> _TASK DETAILS_
Retype the whole listing, please, keeping every line exact and dropping the pictures.

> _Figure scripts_
================

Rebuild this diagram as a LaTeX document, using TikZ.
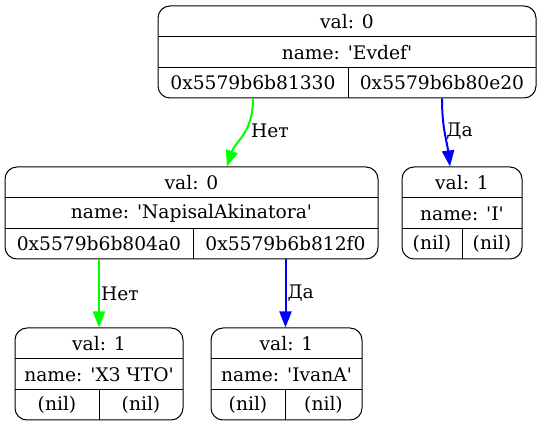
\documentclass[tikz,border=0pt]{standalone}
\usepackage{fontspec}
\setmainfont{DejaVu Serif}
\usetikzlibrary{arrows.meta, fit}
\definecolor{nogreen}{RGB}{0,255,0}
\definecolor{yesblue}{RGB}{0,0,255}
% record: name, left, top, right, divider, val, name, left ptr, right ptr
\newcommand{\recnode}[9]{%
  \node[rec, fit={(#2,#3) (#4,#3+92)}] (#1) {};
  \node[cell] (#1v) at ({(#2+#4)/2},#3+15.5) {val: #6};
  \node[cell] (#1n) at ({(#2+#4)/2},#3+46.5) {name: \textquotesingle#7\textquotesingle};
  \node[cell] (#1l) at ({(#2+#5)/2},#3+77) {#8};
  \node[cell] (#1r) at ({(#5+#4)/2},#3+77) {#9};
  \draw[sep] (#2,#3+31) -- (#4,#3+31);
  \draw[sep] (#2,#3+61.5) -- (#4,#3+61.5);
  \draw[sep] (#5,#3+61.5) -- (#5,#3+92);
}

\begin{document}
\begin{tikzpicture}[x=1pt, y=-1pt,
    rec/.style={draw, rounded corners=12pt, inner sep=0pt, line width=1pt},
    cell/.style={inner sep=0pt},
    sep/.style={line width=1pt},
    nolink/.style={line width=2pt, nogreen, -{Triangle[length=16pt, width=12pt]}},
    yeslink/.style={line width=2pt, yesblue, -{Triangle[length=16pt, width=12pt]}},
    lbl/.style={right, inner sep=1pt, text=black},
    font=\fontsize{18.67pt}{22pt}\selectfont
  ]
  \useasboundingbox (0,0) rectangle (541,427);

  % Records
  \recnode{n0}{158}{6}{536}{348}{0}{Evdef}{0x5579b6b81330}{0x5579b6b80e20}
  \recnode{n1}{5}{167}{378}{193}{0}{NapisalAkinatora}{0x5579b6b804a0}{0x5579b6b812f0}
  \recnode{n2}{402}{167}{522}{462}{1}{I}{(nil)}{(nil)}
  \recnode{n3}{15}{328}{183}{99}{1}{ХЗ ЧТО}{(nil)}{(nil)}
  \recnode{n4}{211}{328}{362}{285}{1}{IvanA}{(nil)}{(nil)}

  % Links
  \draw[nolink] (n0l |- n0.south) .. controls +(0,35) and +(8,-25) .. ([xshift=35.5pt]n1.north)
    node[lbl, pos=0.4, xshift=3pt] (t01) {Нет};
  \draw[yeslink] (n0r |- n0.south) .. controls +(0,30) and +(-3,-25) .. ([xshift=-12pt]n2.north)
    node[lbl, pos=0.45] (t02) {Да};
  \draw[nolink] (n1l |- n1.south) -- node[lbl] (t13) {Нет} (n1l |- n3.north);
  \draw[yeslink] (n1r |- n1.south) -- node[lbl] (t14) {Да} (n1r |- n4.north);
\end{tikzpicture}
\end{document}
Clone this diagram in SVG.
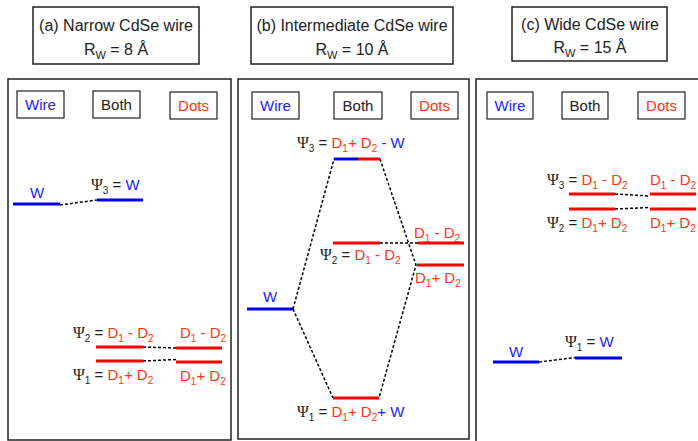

================

> _TASK SOLUTION_
Rebuild this diagram as a LaTeX document, using TikZ.
\documentclass[tikz,border=0pt]{standalone}
\usepackage{fontspec}
\setmainfont{DejaVu Serif}
\usetikzlibrary{arrows.meta, fit}
\definecolor{nogreen}{RGB}{0,255,0}
\definecolor{yesblue}{RGB}{0,0,255}
% record: name, left, top, right, divider, val, name, left ptr, right ptr
\newcommand{\recnode}[9]{%
  \node[rec, fit={(#2,#3) (#4,#3+92)}] (#1) {};
  \node[cell] (#1v) at ({(#2+#4)/2},#3+15.5) {val: #6};
  \node[cell] (#1n) at ({(#2+#4)/2},#3+46.5) {name: \textquotesingle#7\textquotesingle};
  \node[cell] (#1l) at ({(#2+#5)/2},#3+77) {#8};
  \node[cell] (#1r) at ({(#5+#4)/2},#3+77) {#9};
  \draw[sep] (#2,#3+31) -- (#4,#3+31);
  \draw[sep] (#2,#3+61.5) -- (#4,#3+61.5);
  \draw[sep] (#5,#3+61.5) -- (#5,#3+92);
}

\begin{document}
\begin{tikzpicture}[x=1pt, y=-1pt,
    rec/.style={draw, rounded corners=12pt, inner sep=0pt, line width=1pt},
    cell/.style={inner sep=0pt},
    sep/.style={line width=1pt},
    nolink/.style={line width=2pt, nogreen, -{Triangle[length=16pt, width=12pt]}},
    yeslink/.style={line width=2pt, yesblue, -{Triangle[length=16pt, width=12pt]}},
    lbl/.style={right, inner sep=1pt, text=black},
    font=\fontsize{18.67pt}{22pt}\selectfont
  ]
  \useasboundingbox (0,0) rectangle (541,427);

  % Records
  \recnode{n0}{158}{6}{536}{348}{0}{Evdef}{0x5579b6b81330}{0x5579b6b80e20}
  \recnode{n1}{5}{167}{378}{193}{0}{NapisalAkinatora}{0x5579b6b804a0}{0x5579b6b812f0}
  \recnode{n2}{402}{167}{522}{462}{1}{I}{(nil)}{(nil)}
  \recnode{n3}{15}{328}{183}{99}{1}{ХЗ ЧТО}{(nil)}{(nil)}
  \recnode{n4}{211}{328}{362}{285}{1}{IvanA}{(nil)}{(nil)}

  % Links
  \draw[nolink] (n0l |- n0.south) .. controls +(0,35) and +(8,-25) .. ([xshift=35.5pt]n1.north)
    node[lbl, pos=0.4, xshift=3pt] (t01) {Нет};
  \draw[yeslink] (n0r |- n0.south) .. controls +(0,30) and +(-3,-25) .. ([xshift=-12pt]n2.north)
    node[lbl, pos=0.45] (t02) {Да};
  \draw[nolink] (n1l |- n1.south) -- node[lbl] (t13) {Нет} (n1l |- n3.north);
  \draw[yeslink] (n1r |- n1.south) -- node[lbl] (t14) {Да} (n1r |- n4.north);
\end{tikzpicture}
\end{document}
Clone this diagram in SVG.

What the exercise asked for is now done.